Return the first line, the line containing "0.50, 0.51, 0.52, 0.51, 0.52, 0.52, 0.53, 0.52, 0.54, 0.55]", and every line between them, exactly as they stand.
[Begin]
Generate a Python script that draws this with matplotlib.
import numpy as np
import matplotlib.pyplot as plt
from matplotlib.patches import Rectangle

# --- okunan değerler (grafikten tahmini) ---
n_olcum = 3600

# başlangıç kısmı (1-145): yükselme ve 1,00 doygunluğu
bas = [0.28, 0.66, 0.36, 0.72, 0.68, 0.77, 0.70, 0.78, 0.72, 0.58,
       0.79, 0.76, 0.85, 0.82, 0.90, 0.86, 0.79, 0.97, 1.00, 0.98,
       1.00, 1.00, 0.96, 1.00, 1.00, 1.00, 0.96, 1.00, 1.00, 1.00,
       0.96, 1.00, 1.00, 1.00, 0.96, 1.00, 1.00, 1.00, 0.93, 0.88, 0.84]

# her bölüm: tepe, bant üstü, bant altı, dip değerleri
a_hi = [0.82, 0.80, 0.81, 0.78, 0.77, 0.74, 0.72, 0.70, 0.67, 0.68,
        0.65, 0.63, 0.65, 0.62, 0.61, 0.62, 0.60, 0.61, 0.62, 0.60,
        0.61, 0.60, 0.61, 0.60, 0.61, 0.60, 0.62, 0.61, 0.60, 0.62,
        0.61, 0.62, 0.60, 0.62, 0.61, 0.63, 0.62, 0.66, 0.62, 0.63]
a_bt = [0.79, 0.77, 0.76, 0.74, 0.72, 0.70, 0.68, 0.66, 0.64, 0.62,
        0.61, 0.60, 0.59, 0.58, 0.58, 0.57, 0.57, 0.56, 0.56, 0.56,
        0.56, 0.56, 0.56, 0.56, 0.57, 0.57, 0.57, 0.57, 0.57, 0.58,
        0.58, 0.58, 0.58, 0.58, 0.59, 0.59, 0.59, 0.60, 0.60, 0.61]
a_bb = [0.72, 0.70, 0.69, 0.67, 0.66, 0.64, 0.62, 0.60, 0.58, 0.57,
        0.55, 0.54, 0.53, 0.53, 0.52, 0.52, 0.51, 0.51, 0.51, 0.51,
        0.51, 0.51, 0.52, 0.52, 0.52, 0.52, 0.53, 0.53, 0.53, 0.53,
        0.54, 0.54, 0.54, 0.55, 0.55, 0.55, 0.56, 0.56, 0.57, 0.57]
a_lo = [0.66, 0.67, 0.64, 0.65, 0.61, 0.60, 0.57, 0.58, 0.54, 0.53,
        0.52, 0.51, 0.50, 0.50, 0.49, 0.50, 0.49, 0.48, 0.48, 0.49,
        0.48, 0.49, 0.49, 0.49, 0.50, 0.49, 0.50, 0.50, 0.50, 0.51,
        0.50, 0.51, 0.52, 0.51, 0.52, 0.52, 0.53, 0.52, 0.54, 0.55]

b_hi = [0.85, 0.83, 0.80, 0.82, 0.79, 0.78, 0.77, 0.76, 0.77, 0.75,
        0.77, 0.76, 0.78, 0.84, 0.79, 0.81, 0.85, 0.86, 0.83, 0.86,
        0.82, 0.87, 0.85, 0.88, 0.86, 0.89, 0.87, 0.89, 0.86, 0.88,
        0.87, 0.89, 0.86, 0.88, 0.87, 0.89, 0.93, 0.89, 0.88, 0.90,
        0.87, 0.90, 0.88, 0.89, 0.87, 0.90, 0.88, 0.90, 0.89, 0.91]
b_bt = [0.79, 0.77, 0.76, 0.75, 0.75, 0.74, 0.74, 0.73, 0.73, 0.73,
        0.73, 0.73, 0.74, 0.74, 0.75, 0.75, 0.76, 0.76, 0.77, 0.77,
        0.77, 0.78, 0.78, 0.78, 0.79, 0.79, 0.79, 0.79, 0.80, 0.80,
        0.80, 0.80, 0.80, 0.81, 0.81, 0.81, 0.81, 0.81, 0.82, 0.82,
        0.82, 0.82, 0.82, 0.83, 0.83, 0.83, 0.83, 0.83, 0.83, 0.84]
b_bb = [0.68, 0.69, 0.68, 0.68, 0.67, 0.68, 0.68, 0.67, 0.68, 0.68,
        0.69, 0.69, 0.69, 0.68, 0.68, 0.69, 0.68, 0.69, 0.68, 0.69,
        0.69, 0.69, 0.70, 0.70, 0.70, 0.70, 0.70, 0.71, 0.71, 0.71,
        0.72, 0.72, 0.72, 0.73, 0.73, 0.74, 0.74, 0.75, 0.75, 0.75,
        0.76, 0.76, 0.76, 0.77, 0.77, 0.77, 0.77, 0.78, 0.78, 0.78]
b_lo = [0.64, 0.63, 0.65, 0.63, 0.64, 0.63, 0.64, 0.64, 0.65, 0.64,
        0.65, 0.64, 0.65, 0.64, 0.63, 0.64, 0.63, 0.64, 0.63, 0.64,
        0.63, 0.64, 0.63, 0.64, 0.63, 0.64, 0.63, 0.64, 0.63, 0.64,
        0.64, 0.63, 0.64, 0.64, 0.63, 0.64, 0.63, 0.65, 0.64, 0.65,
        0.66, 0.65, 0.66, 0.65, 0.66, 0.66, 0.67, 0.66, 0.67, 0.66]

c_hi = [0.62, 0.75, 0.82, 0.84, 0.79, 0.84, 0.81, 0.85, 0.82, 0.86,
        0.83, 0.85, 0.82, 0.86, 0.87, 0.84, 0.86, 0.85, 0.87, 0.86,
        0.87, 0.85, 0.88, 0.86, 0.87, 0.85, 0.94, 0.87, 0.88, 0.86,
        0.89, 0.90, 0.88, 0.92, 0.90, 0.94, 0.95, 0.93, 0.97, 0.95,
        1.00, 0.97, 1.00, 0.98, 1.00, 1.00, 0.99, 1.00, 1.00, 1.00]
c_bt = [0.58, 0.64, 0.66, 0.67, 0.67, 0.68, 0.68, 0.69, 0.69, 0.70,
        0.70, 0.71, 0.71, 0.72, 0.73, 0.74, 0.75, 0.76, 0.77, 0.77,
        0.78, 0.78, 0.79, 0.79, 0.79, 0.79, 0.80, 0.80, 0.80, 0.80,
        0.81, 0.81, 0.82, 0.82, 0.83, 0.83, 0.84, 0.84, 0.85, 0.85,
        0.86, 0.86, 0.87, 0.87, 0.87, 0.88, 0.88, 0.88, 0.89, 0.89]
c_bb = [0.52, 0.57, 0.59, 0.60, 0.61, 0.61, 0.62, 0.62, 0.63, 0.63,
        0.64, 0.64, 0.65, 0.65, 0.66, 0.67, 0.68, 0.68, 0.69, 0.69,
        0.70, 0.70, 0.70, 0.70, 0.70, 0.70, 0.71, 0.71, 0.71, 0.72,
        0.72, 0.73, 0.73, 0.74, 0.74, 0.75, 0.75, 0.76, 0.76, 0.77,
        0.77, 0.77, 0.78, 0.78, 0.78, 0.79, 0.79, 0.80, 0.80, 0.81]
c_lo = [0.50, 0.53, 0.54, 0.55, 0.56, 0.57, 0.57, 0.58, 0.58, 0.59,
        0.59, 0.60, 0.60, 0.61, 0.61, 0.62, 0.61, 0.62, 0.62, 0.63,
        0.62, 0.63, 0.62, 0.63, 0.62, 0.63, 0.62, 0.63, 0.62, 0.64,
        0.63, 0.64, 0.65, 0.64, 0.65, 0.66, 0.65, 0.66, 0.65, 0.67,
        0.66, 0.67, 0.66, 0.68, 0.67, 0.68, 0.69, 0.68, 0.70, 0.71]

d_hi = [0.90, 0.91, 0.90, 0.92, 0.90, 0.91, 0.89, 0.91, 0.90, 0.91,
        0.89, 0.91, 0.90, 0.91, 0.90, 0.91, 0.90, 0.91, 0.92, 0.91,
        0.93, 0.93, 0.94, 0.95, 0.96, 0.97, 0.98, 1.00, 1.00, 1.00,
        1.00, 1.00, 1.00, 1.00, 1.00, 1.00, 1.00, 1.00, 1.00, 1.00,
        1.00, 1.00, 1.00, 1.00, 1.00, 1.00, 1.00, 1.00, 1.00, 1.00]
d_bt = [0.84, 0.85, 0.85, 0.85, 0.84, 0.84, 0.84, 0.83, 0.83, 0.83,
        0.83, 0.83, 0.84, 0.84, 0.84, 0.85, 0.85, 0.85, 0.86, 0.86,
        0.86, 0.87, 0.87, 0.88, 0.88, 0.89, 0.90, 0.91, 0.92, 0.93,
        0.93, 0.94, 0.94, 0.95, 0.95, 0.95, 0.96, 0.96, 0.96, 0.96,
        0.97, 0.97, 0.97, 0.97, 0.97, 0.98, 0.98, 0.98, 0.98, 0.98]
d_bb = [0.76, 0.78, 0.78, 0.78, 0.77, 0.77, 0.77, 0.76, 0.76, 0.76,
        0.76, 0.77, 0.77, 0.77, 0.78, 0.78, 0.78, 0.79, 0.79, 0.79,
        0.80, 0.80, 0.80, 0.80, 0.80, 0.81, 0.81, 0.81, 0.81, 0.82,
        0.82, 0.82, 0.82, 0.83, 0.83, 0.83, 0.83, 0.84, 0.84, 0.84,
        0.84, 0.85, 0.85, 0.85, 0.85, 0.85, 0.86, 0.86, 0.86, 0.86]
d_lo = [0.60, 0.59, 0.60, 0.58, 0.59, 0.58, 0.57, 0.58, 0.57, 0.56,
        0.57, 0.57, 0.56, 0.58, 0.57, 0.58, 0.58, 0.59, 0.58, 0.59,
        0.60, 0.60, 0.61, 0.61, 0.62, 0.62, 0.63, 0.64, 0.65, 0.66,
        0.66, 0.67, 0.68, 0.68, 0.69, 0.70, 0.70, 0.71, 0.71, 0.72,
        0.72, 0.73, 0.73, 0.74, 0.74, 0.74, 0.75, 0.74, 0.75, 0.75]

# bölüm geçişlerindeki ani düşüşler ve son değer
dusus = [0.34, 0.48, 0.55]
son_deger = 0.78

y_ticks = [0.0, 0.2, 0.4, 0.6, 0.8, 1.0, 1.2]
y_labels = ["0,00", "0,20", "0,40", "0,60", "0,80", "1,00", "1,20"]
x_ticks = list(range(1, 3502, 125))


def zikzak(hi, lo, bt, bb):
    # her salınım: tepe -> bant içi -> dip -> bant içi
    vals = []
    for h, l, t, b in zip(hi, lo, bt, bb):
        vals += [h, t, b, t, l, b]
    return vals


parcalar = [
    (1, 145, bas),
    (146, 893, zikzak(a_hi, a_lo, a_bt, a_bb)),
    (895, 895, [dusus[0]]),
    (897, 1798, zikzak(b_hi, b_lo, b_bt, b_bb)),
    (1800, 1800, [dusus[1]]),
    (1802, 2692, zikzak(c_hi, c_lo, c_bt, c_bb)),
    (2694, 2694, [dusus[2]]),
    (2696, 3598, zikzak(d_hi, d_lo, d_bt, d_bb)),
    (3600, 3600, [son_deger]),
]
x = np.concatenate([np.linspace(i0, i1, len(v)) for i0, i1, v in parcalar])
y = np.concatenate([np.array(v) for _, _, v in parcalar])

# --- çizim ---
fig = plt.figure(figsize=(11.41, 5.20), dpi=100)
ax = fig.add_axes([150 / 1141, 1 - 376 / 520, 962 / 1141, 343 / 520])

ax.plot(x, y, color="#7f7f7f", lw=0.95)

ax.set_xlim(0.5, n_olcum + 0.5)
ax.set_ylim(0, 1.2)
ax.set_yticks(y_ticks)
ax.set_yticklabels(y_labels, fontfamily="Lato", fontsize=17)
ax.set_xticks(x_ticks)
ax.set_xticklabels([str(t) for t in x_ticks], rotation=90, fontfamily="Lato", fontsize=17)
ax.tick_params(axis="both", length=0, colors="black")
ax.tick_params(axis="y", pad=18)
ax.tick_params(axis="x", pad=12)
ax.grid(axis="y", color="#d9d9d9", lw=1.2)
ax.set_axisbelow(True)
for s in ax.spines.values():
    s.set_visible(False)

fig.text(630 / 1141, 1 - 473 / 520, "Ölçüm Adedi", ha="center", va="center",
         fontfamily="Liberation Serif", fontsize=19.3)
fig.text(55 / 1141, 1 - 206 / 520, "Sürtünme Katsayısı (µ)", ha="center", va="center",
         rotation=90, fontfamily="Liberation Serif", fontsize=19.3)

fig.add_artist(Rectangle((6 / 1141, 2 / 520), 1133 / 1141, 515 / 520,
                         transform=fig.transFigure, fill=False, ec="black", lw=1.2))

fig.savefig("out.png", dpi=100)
[End]
Answer to this problem:
Generate a Python script that draws this with matplotlib.
import numpy as np
import matplotlib.pyplot as plt
from matplotlib.patches import Rectangle

# --- okunan değerler (grafikten tahmini) ---
n_olcum = 3600

# başlangıç kısmı (1-145): yükselme ve 1,00 doygunluğu
bas = [0.28, 0.66, 0.36, 0.72, 0.68, 0.77, 0.70, 0.78, 0.72, 0.58,
       0.79, 0.76, 0.85, 0.82, 0.90, 0.86, 0.79, 0.97, 1.00, 0.98,
       1.00, 1.00, 0.96, 1.00, 1.00, 1.00, 0.96, 1.00, 1.00, 1.00,
       0.96, 1.00, 1.00, 1.00, 0.96, 1.00, 1.00, 1.00, 0.93, 0.88, 0.84]

# her bölüm: tepe, bant üstü, bant altı, dip değerleri
a_hi = [0.82, 0.80, 0.81, 0.78, 0.77, 0.74, 0.72, 0.70, 0.67, 0.68,
        0.65, 0.63, 0.65, 0.62, 0.61, 0.62, 0.60, 0.61, 0.62, 0.60,
        0.61, 0.60, 0.61, 0.60, 0.61, 0.60, 0.62, 0.61, 0.60, 0.62,
        0.61, 0.62, 0.60, 0.62, 0.61, 0.63, 0.62, 0.66, 0.62, 0.63]
a_bt = [0.79, 0.77, 0.76, 0.74, 0.72, 0.70, 0.68, 0.66, 0.64, 0.62,
        0.61, 0.60, 0.59, 0.58, 0.58, 0.57, 0.57, 0.56, 0.56, 0.56,
        0.56, 0.56, 0.56, 0.56, 0.57, 0.57, 0.57, 0.57, 0.57, 0.58,
        0.58, 0.58, 0.58, 0.58, 0.59, 0.59, 0.59, 0.60, 0.60, 0.61]
a_bb = [0.72, 0.70, 0.69, 0.67, 0.66, 0.64, 0.62, 0.60, 0.58, 0.57,
        0.55, 0.54, 0.53, 0.53, 0.52, 0.52, 0.51, 0.51, 0.51, 0.51,
        0.51, 0.51, 0.52, 0.52, 0.52, 0.52, 0.53, 0.53, 0.53, 0.53,
        0.54, 0.54, 0.54, 0.55, 0.55, 0.55, 0.56, 0.56, 0.57, 0.57]
a_lo = [0.66, 0.67, 0.64, 0.65, 0.61, 0.60, 0.57, 0.58, 0.54, 0.53,
        0.52, 0.51, 0.50, 0.50, 0.49, 0.50, 0.49, 0.48, 0.48, 0.49,
        0.48, 0.49, 0.49, 0.49, 0.50, 0.49, 0.50, 0.50, 0.50, 0.51,
        0.50, 0.51, 0.52, 0.51, 0.52, 0.52, 0.53, 0.52, 0.54, 0.55]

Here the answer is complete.